TASK TO COMPLETE
Omitting the pictures, copy exactly each line from the one containing "Write a component" up to and including the one containing "import * as".

Figure scripts:
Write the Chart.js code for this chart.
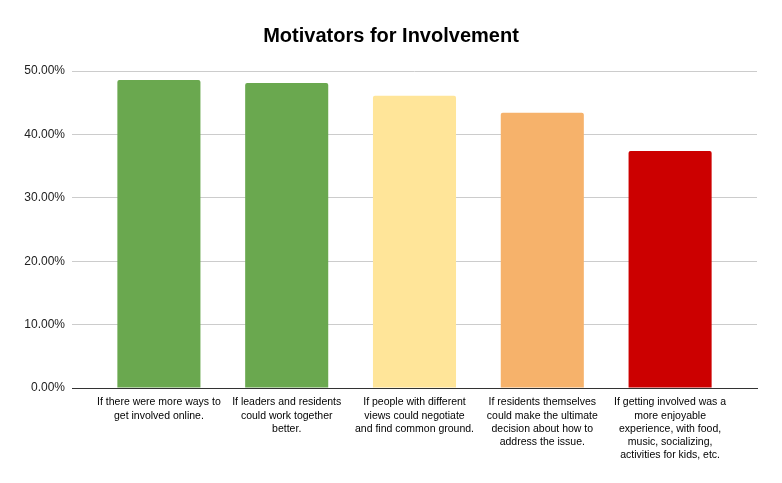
<!DOCTYPE html>
<html>
<head>
<meta charset="utf-8">
<script src="https://cdn.jsdelivr.net/npm/chart.js@4.4.1/dist/chart.umd.min.js"></script>
<style>
  html, body { margin: 0; padding: 0; background: #fff; }
  #wrap { width: 782px; height: 483px; }
</style>
</head>
<body>
<div id="wrap"><canvas id="chart"></canvas></div>
<script>
// categories, one line per row as in the picture
const categories = [
  ['If there were more ways to', 'get involved online.'],
  ['If leaders and residents', 'could work together', 'better.'],
  ['If people with different', 'views could negotiate', 'and find common ground.'],
  ['If residents themselves', 'could make the ultimate', 'decision about how to', 'address the issue.'],
  ['If getting involved was a', 'more enjoyable', 'experience, with food,', 'music, socializing,', 'activities for kids, etc.']
];
const values = [48.6, 48.1, 46.1, 43.4, 37.4];   // percent
const barColors = ['#6aa84f', '#6aa84f', '#ffe599', '#f6b26b', '#cc0000'];
const yTicks = [0, 10, 20, 30, 40, 50];

const fontFamily = '"Liberation Sans", Arial, sans-serif';

new Chart(document.getElementById('chart'), {
  type: 'bar',
  data: {
    datasets: [{
      label: 'Motivators',
      data: values.map((v, i) => ({ x: i, y: v })),
      backgroundColor: barColors,
      borderRadius: { topLeft: 2, topRight: 2 },
      borderSkipped: 'bottom',
      barPercentage: 0.65,
      categoryPercentage: 1
    }]
  },
  options: {
    responsive: true,
    maintainAspectRatio: false,
    animation: false,
    layout: { padding: 0 },
    plugins: {
      legend: { display: false },
      tooltip: { enabled: false },
      title: {
        display: true,
        text: 'Motivators for Involvement',
        color: '#000',
        font: { family: fontFamily, size: 20, weight: 'bold' },
        padding: { top: 24, bottom: 23 }
      }
    },
    scales: {
      x: {
        type: 'linear',
        offset: false,
        min: -0.68,
        max: 4.68,
        afterBuildTicks: s => { s.ticks = categories.map((_, i) => ({ value: i })); },
        afterFit: s => { s.height = 95; },
        grid: { display: false, drawTicks: false },
        border: { display: true, color: '#333', width: 1 },
        ticks: {
          autoSkip: false,
          maxRotation: 0,
          padding: 8,
          color: '#000',
          font: { family: fontFamily, size: 10.5, lineHeight: 1.25 },
          callback: v => categories[v]
        }
      },
      y: {
        min: 0,
        max: 50,
        afterBuildTicks: s => { s.ticks = yTicks.map(v => ({ value: v })); },
        afterFit: s => { s.width = 72; },
        grid: { color: '#cccccc', drawTicks: false },
        border: { display: false },
        ticks: {
          padding: 7,
          color: '#222',
          font: { family: fontFamily, size: 12 },
          callback: v => v.toFixed(2) + '%'
        }
      },
      // empty right axis, only keeps the right margin inside the chart
      yRight: {
        position: 'right',
        min: 0,
        max: 50,
        afterFit: s => { s.width = 25; },
        grid: { display: false, drawTicks: false },
        border: { display: false },
        ticks: { display: false }
      }
    }
  }
});
</script>
</body>
</html>
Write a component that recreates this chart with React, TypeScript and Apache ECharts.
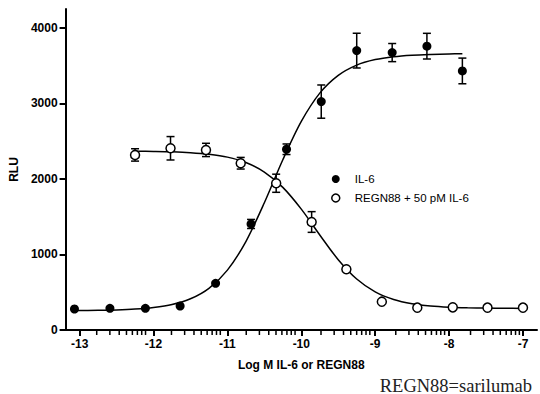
import React, { useEffect, useRef } from "react";
import * as echarts from "echarts";

// IL-6 (filled circles): log M, RLU, error (SEM)
const IL6_X = [-13.07, -12.59, -12.11, -11.64, -11.16, -10.68, -10.2, -9.73, -9.25, -8.77, -8.3, -7.82];
const IL6_Y = [278, 287, 287, 318, 618, 1404, 2393, 3024, 3699, 3673, 3758, 3430];
const IL6_ERR = [0, 0, 0, 0, 0, 60, 70, 220, 230, 120, 170, 170];

// REGN88 + 50 pM IL-6 (open circles)
const REGN_X = [-12.25, -11.77, -11.29, -10.82, -10.34, -9.86, -9.39, -8.91, -8.43, -7.95, -7.48, -7.0];
const REGN_Y = [2318, 2406, 2384, 2208, 1943, 1430, 804, 375, 296, 300, 296, 296];
const REGN_ERR = [82, 155, 88, 77, 120, 137, 0, 0, 0, 0, 0, 0];

// Fitted curves
const IL6_FIT_X = [-13.07, -12.75, -12.5, -12.25, -12.0, -11.75, -11.5, -11.25, -11.0, -10.75, -10.5, -10.25, -10.0, -9.75, -9.5, -9.25, -9.0, -8.75, -8.5, -8.25, -8.0, -7.82];
const IL6_FIT_Y = [257, 261, 266, 277, 298, 337, 413, 552, 793, 1171, 1685, 2254, 2761, 3136, 3371, 3507, 3580, 3619, 3639, 3649, 3655, 3657];
const REGN_FIT_X = [-12.25, -12.0, -11.75, -11.5, -11.25, -11.0, -10.75, -10.5, -10.25, -10.0, -9.75, -9.5, -9.25, -9.0, -8.75, -8.5, -8.25, -8.0, -7.75, -7.5, -7.25, -7.0];
const REGN_FIT_Y = [2367, 2364, 2359, 2348, 2327, 2289, 2217, 2091, 1888, 1600, 1258, 931, 675, 505, 404, 348, 318, 302, 294, 290, 287, 286];

const X_MAJOR = [-13, -12, -11, -10, -9, -8, -7];
const Y_MAJOR = [0, 1000, 2000, 3000, 4000];
// log-decade minor tick positions (2x..9x within each decade)
const X_MINOR = [
  -12.699, -12.523, -12.398, -12.301, -12.222, -12.155, -12.097, -12.046,
  -11.699, -11.523, -11.398, -11.301, -11.222, -11.155, -11.097, -11.046,
  -10.699, -10.523, -10.398, -10.301, -10.222, -10.155, -10.097, -10.046,
  -9.699, -9.523, -9.398, -9.301, -9.222, -9.155, -9.097, -9.046,
  -8.699, -8.523, -8.398, -8.301, -8.222, -8.155, -8.097, -8.046,
  -7.699, -7.523, -7.398, -7.301, -7.222, -7.155, -7.097, -7.046,
];

const NAME_IL6 = "IL-6";
const NAME_REGN = "REGN88 + 50 pM IL-6";

const FONT = "Liberation Sans";
const X_MIN = -13.19;
const X_MAX = -6.81;

export default function App() {
  const ref = useRef<HTMLDivElement>(null);
  useEffect(() => {
    if (!ref.current) return;
    const chart = echarts.init(ref.current, null, { renderer: "svg" });
    const errBar = (params: any, api: any) => {
      const x = api.value(0);
      const y = api.value(1);
      const e = api.value(2);
      if (!e) return { type: "group", children: [] };
      const top = api.coord([x, y + e]);
      const bot = api.coord([x, y - e]);
      const hw = 4;
      const style = { stroke: "#000", lineWidth: 1.5 };
      return {
        type: "group",
        children: [
          { type: "line", shape: { x1: top[0], y1: top[1], x2: bot[0], y2: bot[1] }, style },
          { type: "line", shape: { x1: top[0] - hw, y1: top[1], x2: top[0] + hw, y2: top[1] }, style },
          { type: "line", shape: { x1: bot[0] - hw, y1: bot[1], x2: bot[0] + hw, y2: bot[1] }, style },
        ],
      };
    };
    const tickMark = (params: any, api: any) => {
      const a = api.coord([api.value(0), 1]);
      const b = api.coord([api.value(0), 0]);
      return {
        type: "line",
        shape: { x1: a[0], y1: a[1], x2: b[0], y2: b[1] },
        style: { stroke: "#000", lineWidth: 1.5 },
      };
    };
    const zip3 = (a: number[], b: number[], c: number[]) => a.map((v, i) => [v, b[i], c[i]]);
    const zip2 = (a: number[], b: number[]) => a.map((v, i) => [v, b[i]]);
    chart.setOption({
      animation: false,
      backgroundColor: "#fff",
      grid: [
        { left: 60, right: 3, top: 9, bottom: 64 },
        { left: 60, right: 3, top: 331, height: 4 },
      ],
      xAxis: [
        {
          type: "value",
          gridIndex: 0,
          min: X_MIN,
          max: X_MAX,
          position: "bottom",
          name: "Log M IL-6 or REGN88",
          nameLocation: "middle",
          nameGap: 29,
          nameTextStyle: { fontFamily: FONT, fontWeight: "bold", fontSize: 12, color: "#000" },
          axisLine: { onZero: false, lineStyle: { color: "#000", width: 2 } },
          axisTick: { show: true, customValues: X_MAJOR, length: 6, lineStyle: { color: "#000", width: 2 } },
          axisLabel: {
            customValues: X_MAJOR,
            fontFamily: FONT,
            fontWeight: "bold",
            fontSize: 12,
            color: "#000",
            margin: 8,
          },
          splitLine: { show: false },
        },
        {
          type: "value",
          gridIndex: 1,
          min: X_MIN,
          max: X_MAX,
          axisLine: { show: false },
          axisTick: { show: false },
          axisLabel: { show: false },
          splitLine: { show: false },
        },
      ],
      yAxis: [
        {
          type: "value",
          gridIndex: 0,
          min: 0,
          max: 4250,
          name: "RLU",
          nameLocation: "middle",
          nameGap: 38,
          nameTextStyle: { fontFamily: FONT, fontWeight: "bold", fontSize: 12, color: "#000" },
          axisLine: { show: true, lineStyle: { color: "#000", width: 2 } },
          axisTick: { show: true, customValues: Y_MAJOR, length: 6, lineStyle: { color: "#000", width: 2 } },
          axisLabel: {
            customValues: Y_MAJOR,
            formatter: (v: number) => String(v),
            fontFamily: FONT,
            fontWeight: "bold",
            fontSize: 12,
            color: "#000",
            margin: 8,
          },
          splitLine: { show: false },
        },
        {
          type: "value",
          gridIndex: 1,
          min: 0,
          max: 1,
          axisLine: { show: false },
          axisTick: { show: false },
          axisLabel: { show: false },
          splitLine: { show: false },
        },
      ],
      legend: {
        left: 326,
        top: 168,
        orient: "vertical",
        itemWidth: 28,
        itemHeight: 8,
        itemGap: 7,
        textStyle: { fontFamily: FONT, fontSize: 11.5, color: "#000" },
        data: [
          { name: NAME_IL6, icon: "circle", itemStyle: { color: "#000", borderWidth: 0 } },
          { name: NAME_REGN, icon: "circle", itemStyle: { color: "#fff", borderColor: "#000", borderWidth: 1.5 } },
        ],
      },
      graphic: [
        {
          id: "footer",
          type: "text",
          x: 532,
          y: 395,
          style: {
            text: "REGN88=sarilumab",
            font: '18.5px "Liberation Serif"',
            fill: "#222",
            align: "right",
            verticalAlign: "bottom",
          },
        },
      ],
      series: [
        {
          name: "minor ticks",
          type: "custom",
          xAxisIndex: 1,
          yAxisIndex: 1,
          renderItem: tickMark,
          encode: { x: 0, y: 1 },
          data: X_MINOR.map((v) => [v, 0.5]),
          silent: true,
          z: 6,
        },
        {
          name: "IL-6 fit",
          type: "line",
          data: zip2(IL6_FIT_X, IL6_FIT_Y),
          smooth: 0.3,
          showSymbol: false,
          lineStyle: { color: "#000", width: 1.5 },
          z: 2,
        },
        {
          name: "REGN88 fit",
          type: "line",
          data: zip2(REGN_FIT_X, REGN_FIT_Y),
          smooth: 0.3,
          showSymbol: false,
          lineStyle: { color: "#000", width: 1.5 },
          z: 2,
        },
        {
          name: "IL-6 err",
          type: "custom",
          renderItem: errBar,
          encode: { x: 0, y: 1 },
          data: zip3(IL6_X, IL6_Y, IL6_ERR),
          z: 3,
        },
        {
          name: "REGN err",
          type: "custom",
          renderItem: errBar,
          encode: { x: 0, y: 1 },
          data: zip3(REGN_X, REGN_Y, REGN_ERR),
          z: 3,
        },
        {
          name: NAME_IL6,
          type: "scatter",
          data: zip2(IL6_X, IL6_Y),
          symbol: "circle",
          symbolSize: 9,
          itemStyle: { color: "#000", opacity: 1 },
          z: 4,
        },
        {
          name: NAME_REGN,
          type: "scatter",
          data: zip2(REGN_X, REGN_Y),
          symbol: "circle",
          symbolSize: 9,
          itemStyle: { color: "#fff", borderColor: "#000", borderWidth: 1.5, opacity: 1 },
          z: 4,
        },
      ],
    });
    return () => chart.dispose();
  }, []);
  return (
    <div
      ref={ref}
      style={{ position: "fixed", left: 0, top: 0, width: 540, height: 394, background: "#fff" }}
    />
  );
}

TASK RESULT
Write a component that recreates this chart with React, TypeScript and Apache ECharts.
import React, { useEffect, useRef } from "react";
import * as echarts from "echarts";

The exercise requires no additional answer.